Technology breakthrough to cut EV charging time to minutes


NTU Associated Professor Chen Xiaodong with his invention

Promises a major breakthrough in battery technology for electric vehicles

It goes without say that charge times are one of the big issues preventing people from taking on an electric vehicle, so news of a major breakthrough in battery technology could prove to be the information people have been waiting for.

The lithium-ion battery has been developed by a group of Singaporean scientists, promising recharge within minutes. The battery’s anode part consists of innovative titanium dioxide nanotubes instead of traditionally used graphite, which speeds up chemical reactions in the battery, allowing for extremely fast charging.

While conventional lithium-ion batteries require up to four hours to fully charge, the innovative titanium dioxide device could be charged by 70% in only two minutes.

This breakthrough could lead to construction of lithium-ion batteries that not only charge 20 times faster, but also offer a 20 times greater lifespan – potentially lasting for 10,000 charge cycles instead of today’s 500.
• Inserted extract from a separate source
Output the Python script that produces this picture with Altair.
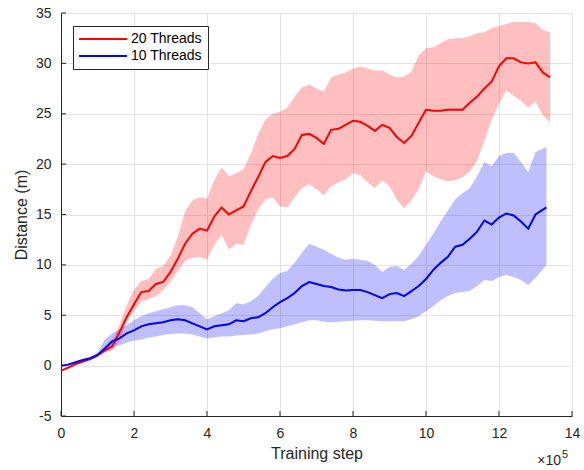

Talking to the Advanced Materials journal, Chen Xiaodong, inventor of the battery and Associate Professor at the School of Materials Science and Engineering at Nanyang Technological University (NTU) Singapore, said: “With our nanotechnology, electric cars would be able to increase their range dramatically with just five minutes of charging, which is on par with the time needed to pump petrol for current cars,

“Equally important, we can now drastically cut down the waste generated by disposed batteries, since our batteries last ten times longer than the current generation of lithium-ion batteries.”

The increased lifespan of the titanium dioxide Li-ion batteries would help save electric car drivers considerable amounts of money as changing current Li-ion batteries at the end of their lifetime costs £3,000 per each replacement.

The rather low cost of titanium dioxide, an abundant material commonly found in soil, is another major advantage of the innovative concept. The material is commonly used as a food additive or in sunscreen lotions to absorb harmful radiation.

The team plans to have the technology market-ready in two years, and the technology leap could potentially have a huge impact on the EV market, fleet uptake, congestion and pollution. We’ll be reporting more on this breakthrough as news comes through.